• Given exercise: Pictures are not part of the copy. Give again exactly the lines from the one with "Clone this diagram in TikZ." to the one with "(ftl) -- (fbl);", inclusive.

• Records provided:
--

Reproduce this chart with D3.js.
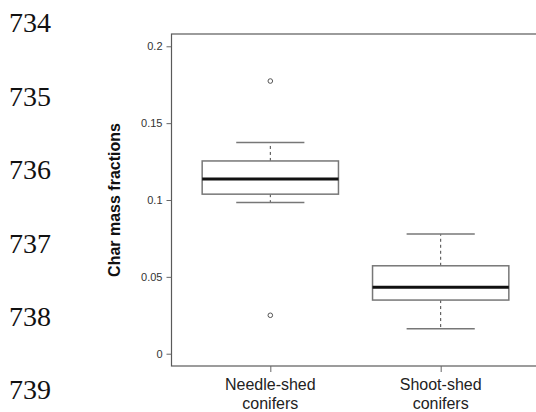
<!DOCTYPE html>
<html>
<head>
<meta charset="utf-8">
<script src="https://cdn.jsdelivr.net/npm/d3@7"></script>
<style>
  html, body { margin: 0; padding: 0; background: #fff; }
  svg { display: block; }
</style>
</head>
<body>
<div class="graphContainer"></div>
<script>
// Data
const categories = [['Needle-shed', 'conifers'], ['Shoot-shed', 'conifers']];
const whiskerLow = [0.0984, 0.0163];
const q1 = [0.1038, 0.0349];
const median = [0.1136, 0.0432];
const q3 = [0.1254, 0.0572];
const whiskerHigh = [0.1374, 0.0778];
const outliers = [[0.1774, 0.0250], []];
const yTicks = [0, 0.05, 0.1, 0.15, 0.2];
const yTickLabels = ['0', '0.05', '0.1', '0.15', '0.2'];
const lineNumbers = ['734', '735', '736', '737', '738', '739'];

const renderChart = () => {
    const width = 536;
    const height = 412;

    const svg = d3.select('.graphContainer')
        .append('svg')
        .attr('width', width)
        .attr('height', height);

    // Manuscript line numbers on the left
    svg.selectAll('.lineNo')
        .data(lineNumbers)
        .enter()
        .append('text')
        .attr('class', 'lineNo')
        .attr('x', 9)
        .attr('y', (d, i) => 32.3 + i * 73.4)
        .attr('font-family', '"Liberation Serif", "DejaVu Serif", serif')
        .attr('font-size', 28)
        .attr('fill', '#111')
        .text(d => d);

    // Scales (R style: 4% extension around the limits)
    const x = d3.scaleLinear()
        .domain([0.42, 2.58])
        .range([171.5, 539.5]);

    const y = d3.scaleLinear()
        .domain([-0.008, 0.208])
        .range([366, 34]);

    const boxHalf = (x(1.4) - x(1));
    const capHalf = boxHalf / 2;

    // Frame
    svg.append('rect')
        .attr('x', x(0.42))
        .attr('y', y(0.208))
        .attr('width', x(2.58) - x(0.42))
        .attr('height', y(-0.008) - y(0.208))
        .attr('fill', 'none')
        .attr('stroke', '#5a5a5a')
        .attr('stroke-width', 1.2);

    // Y axis
    const yAxis = svg.append('g')
        .attr('transform', `translate(${x(0.42)},0)`)
        .call(d3.axisLeft(y)
            .tickValues(yTicks)
            .tickFormat((d, i) => yTickLabels[i])
            .tickSize(5)
            .tickPadding(4));
    yAxis.select('.domain').remove();
    yAxis.selectAll('line').attr('stroke', '#666');
    yAxis.selectAll('text')
        .attr('font-family', '"Liberation Sans", Arial, sans-serif')
        .attr('font-size', 11)
        .attr('fill', '#333');

    // X axis ticks
    const xAxis = svg.append('g')
        .attr('transform', `translate(0,${y(-0.008)})`)
        .call(d3.axisBottom(x)
            .tickValues([1, 2])
            .tickFormat('')
            .tickSize(6));
    xAxis.select('.domain').remove();
    xAxis.selectAll('line').attr('stroke', '#666');

    // Category labels (two lines)
    categories.forEach((lines, i) => {
        svg.append('text')
            .attr('x', x(i + 1))
            .attr('text-anchor', 'middle')
            .attr('font-family', '"Liberation Sans", Arial, sans-serif')
            .attr('font-size', 16)
            .attr('fill', '#222')
            .selectAll('tspan')
            .data(lines)
            .enter()
            .append('tspan')
            .attr('x', x(i + 1))
            .attr('y', (d, j) => 390 + j * 19)
            .text(d => d);
    });

    // Y title
    svg.append('text')
        .attr('transform', `translate(120,${(y(0) + y(0.2)) / 2}) rotate(-90)`)
        .attr('text-anchor', 'middle')
        .attr('font-family', '"Liberation Sans", Arial, sans-serif')
        .attr('font-size', 16)
        .attr('font-weight', 'bold')
        .attr('fill', '#111')
        .text('Char mass fractions');

    // Boxes
    const idx = d3.range(categories.length);
    const g = svg.append('g');

    // Whiskers (dashed)
    g.selectAll('.whiskerUp')
        .data(idx)
        .enter()
        .append('line')
        .attr('x1', i => x(i + 1))
        .attr('x2', i => x(i + 1))
        .attr('y1', i => y(q3[i]))
        .attr('y2', i => y(whiskerHigh[i]))
        .attr('stroke', '#444')
        .attr('stroke-dasharray', '3,3');

    g.selectAll('.whiskerDown')
        .data(idx)
        .enter()
        .append('line')
        .attr('x1', i => x(i + 1))
        .attr('x2', i => x(i + 1))
        .attr('y1', i => y(q1[i]))
        .attr('y2', i => y(whiskerLow[i]))
        .attr('stroke', '#444')
        .attr('stroke-dasharray', '3,3');

    // Caps
    [whiskerLow, whiskerHigh].forEach(arr => {
        g.selectAll(null)
            .data(idx)
            .enter()
            .append('line')
            .attr('x1', i => x(i + 1) - capHalf)
            .attr('x2', i => x(i + 1) + capHalf)
            .attr('y1', i => y(arr[i]))
            .attr('y2', i => y(arr[i]))
            .attr('stroke', '#777')
            .attr('stroke-width', 1.5);
    });

    g.selectAll('.box')
        .data(idx)
        .enter()
        .append('rect')
        .attr('x', i => x(i + 1) - boxHalf)
        .attr('y', i => y(q3[i]))
        .attr('width', boxHalf * 2)
        .attr('height', i => y(q1[i]) - y(q3[i]))
        .attr('fill', '#fff')
        .attr('stroke', '#777')
        .attr('stroke-width', 1.5);

    g.selectAll('.median')
        .data(idx)
        .enter()
        .append('line')
        .attr('x1', i => x(i + 1) - boxHalf)
        .attr('x2', i => x(i + 1) + boxHalf)
        .attr('y1', i => y(median[i]))
        .attr('y2', i => y(median[i]))
        .attr('stroke', '#111')
        .attr('stroke-width', 3);

    // Outliers
    const outPts = [];
    outliers.forEach((arr, i) => arr.forEach(v => outPts.push({ i, v })));
    g.selectAll('.dot')
        .data(outPts)
        .enter()
        .append('circle')
        .attr('cx', d => x(d.i + 1))
        .attr('cy', d => y(d.v))
        .attr('r', 2.3)
        .attr('fill', 'none')
        .attr('stroke', '#555')
        .attr('stroke-width', 1);
};

renderChart();
</script>
</body>
</html>
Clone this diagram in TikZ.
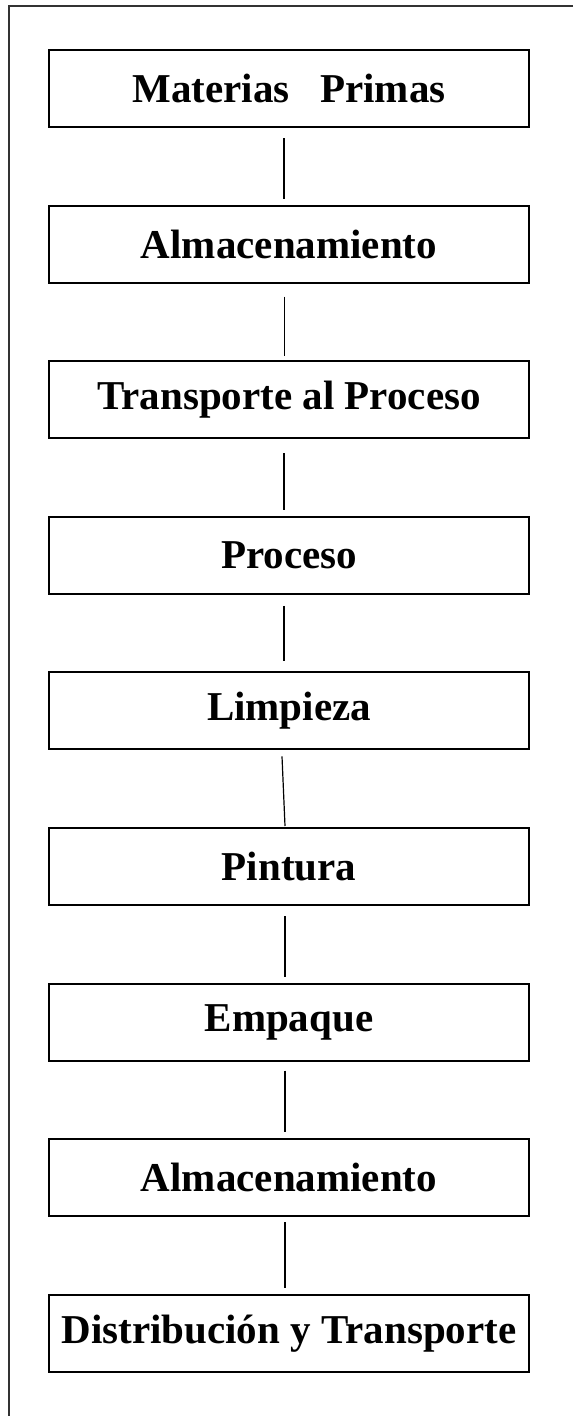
\documentclass[tikz,border=0pt]{standalone}
\usepackage{fontspec}
\setmainfont{Liberation Serif}
\usetikzlibrary{calc}
\tikzset{
  stepbox/.style={draw=black, line width=2pt, rectangle, minimum width=480pt,
    minimum height=77pt, inner sep=0pt, fill=white,
    font=\bfseries\fontsize{41}{48}\selectfont},
  link/.style={draw=black, line width=1.2pt},
  frameline/.style={draw=black!80, line width=1.6pt}
}
\begin{document}
\begin{tikzpicture}[x=1pt, y=-1pt]
\useasboundingbox (0,0) rectangle (573,1416);
\fill[white] (0,0) rectangle (573,1416);
\coordinate (ftr) at (573,6);
\coordinate (ftl) at (9,6);
\coordinate (fbl) at (9,1416);
\draw[frameline] (ftr) -- (ftl) -- (fbl);

\node[stepbox] (b1) at (289, 88.5)  {Materias\ \ \ Primas};
\node[stepbox] (b2) at (289, 244.1) {Almacenamiento};
\node[stepbox] (b3) at (289, 399.7) {Transporte al Proceso};
\node[stepbox] (b4) at (289, 555.3) {Proceso};
\node[stepbox] (b5) at (289, 710.9) {Limpieza};
\node[stepbox] (b6) at (289, 866.5) {Pintura};
\node[stepbox] (b7) at (289, 1022.1) {Empaque};
\node[stepbox] (b8) at (289, 1177.7) {Almacenamiento};
\node[stepbox] (b9) at (289, 1333.3) {Distribución y Transporte};

\draw[link] ($(b1.south)+(-5,10)$) -- ($(b2.north)+(-5,-6)$);
\draw[link] ($(b2.south)+(-4.5,13)$) -- ($(b3.north)+(-4.5,-4)$);
\draw[link] ($(b3.south)+(-5,14)$) -- ($(b4.north)+(-5,-6)$);
\draw[link] ($(b4.south)+(-5,11)$) -- ($(b5.north)+(-5,-10)$);
\draw[link] ($(b5.south)+(-7,6)$) -- ($(b6.north)+(-4,-1)$);
\draw[link] ($(b6.south)+(-4,10)$) -- ($(b7.north)+(-4,-6)$);
\draw[link] ($(b7.south)+(-4,9)$) -- ($(b8.north)+(-4,-6)$);
\draw[link] ($(b8.south)+(-4,5)$) -- ($(b9.north)+(-4,-6)$);
\end{tikzpicture}
\end{document}
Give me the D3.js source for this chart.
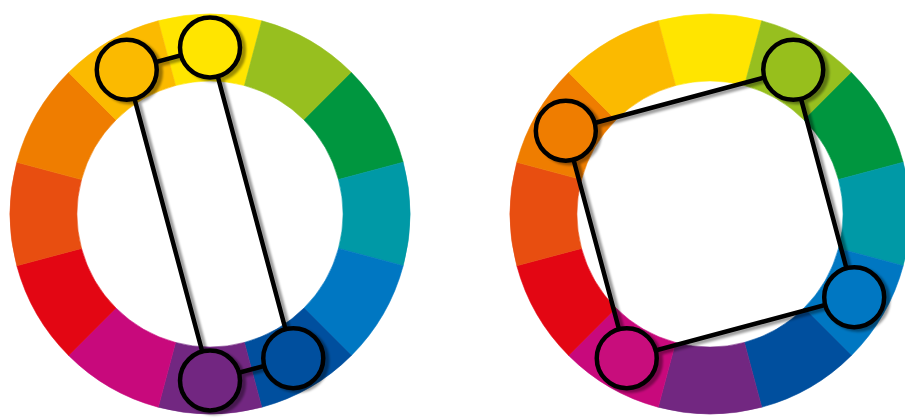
<!DOCTYPE html>
<html>
<head>
<meta charset="utf-8">
<script src="https://cdn.jsdelivr.net/npm/d3@7"></script>
<style>
  html, body { margin: 0; padding: 0; background: #fff; }
  svg { display: block; }
</style>
</head>
<body>
<div id="chart"></div>
<script>
// 12-part colour wheel, starting at yellow (top) and going clockwise
const hues = [
    'yellow', 'yellow-green', 'green', 'teal', 'blue', 'dark blue',
    'violet', 'magenta', 'red', 'red-orange', 'orange', 'yellow-orange'
];
const hueColors = [
    '#ffe500', '#97bf1f', '#00963f', '#0099a6', '#0077c2', '#004f9e',
    '#722781', '#c8097c', '#e30613', '#e84e10', '#ef7d00', '#fbba00'
];

// tetradic schemes, hues listed in the order they are joined
const rectangleScheme = ['yellow-orange', 'yellow', 'dark blue', 'violet'];
const squareScheme = ['orange', 'yellow-green', 'blue', 'magenta'];

const wheels = [
    {scheme: rectangleScheme, cx: 210, cy: 214},
    {scheme: squareScheme, cx: 710, cy: 214}
];

const width = 905, height = 419;
const outerR = 200, innerR = 133, markerR = 30;
const ringMid = (outerR + innerR) / 2;

const svg = d3.select('#chart')
    .append('svg')
    .attr('width', width)
    .attr('height', height);

const filter = svg.append('defs').append('filter')
    .attr('id', 'shadow')
    .attr('x', '-20%').attr('y', '-20%')
    .attr('width', '140%').attr('height', '140%');
filter.append('feDropShadow')
    .attr('dx', 4).attr('dy', 2.5)
    .attr('stdDeviation', 0.9)
    .attr('flood-color', '#000')
    .attr('flood-opacity', 0.38);

// angle of each hue, clockwise from 12 o'clock
const angle = d3.scaleLinear()
    .domain([0, hues.length])
    .range([0, 2 * Math.PI]);
const step = angle(1);

const arc = d3.arc()
    .innerRadius(innerR)
    .outerRadius(outerR)
    .startAngle((d, i) => angle(i) - step / 2)
    .endAngle((d, i) => angle(i) + step / 2);

wheels.forEach((w) => {
    const g = svg.append('g')
        .attr('transform', `translate(${w.cx},${w.cy})`);

    g.selectAll('path.seg')
        .data(hues)
        .join('path')
        .attr('class', 'seg')
        .attr('d', arc)
        .attr('fill', (d, i) => hueColors[i])
        .attr('stroke', (d, i) => hueColors[i])
        .attr('stroke-width', 0.6);

    const pts = w.scheme.map((name) => {
        const i = hues.indexOf(name);
        const [x, y] = d3.pointRadial(angle(i), ringMid);
        return {x, y, color: hueColors[i]};
    });

    const overlay = g.append('g').attr('filter', 'url(#shadow)');

    const line = d3.line()
        .x((d) => d.x)
        .y((d) => d.y)
        .curve(d3.curveLinearClosed);

    overlay.append('path')
        .attr('d', line(pts))
        .attr('fill', 'none')
        .attr('stroke', '#000')
        .attr('stroke-width', 4.5);

    overlay.selectAll('circle')
        .data(pts)
        .join('circle')
        .attr('cx', (d) => d.x)
        .attr('cy', (d) => d.y)
        .attr('r', markerR)
        .attr('fill', (d) => d.color)
        .attr('stroke', '#000')
        .attr('stroke-width', 4.5);
});
</script>
</body>
</html>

--

• Full response:
Clone this diagram in TikZ.
\documentclass[tikz,border=0pt]{standalone}
\usepackage{fontspec}
\setmainfont{Liberation Serif}
\usetikzlibrary{calc}
\tikzset{
  stepbox/.style={draw=black, line width=2pt, rectangle, minimum width=480pt,
    minimum height=77pt, inner sep=0pt, fill=white,
    font=\bfseries\fontsize{41}{48}\selectfont},
  link/.style={draw=black, line width=1.2pt},
  frameline/.style={draw=black!80, line width=1.6pt}
}
\begin{document}
\begin{tikzpicture}[x=1pt, y=-1pt]
\useasboundingbox (0,0) rectangle (573,1416);
\fill[white] (0,0) rectangle (573,1416);
\coordinate (ftr) at (573,6);
\coordinate (ftl) at (9,6);
\coordinate (fbl) at (9,1416);
\draw[frameline] (ftr) -- (ftl) -- (fbl);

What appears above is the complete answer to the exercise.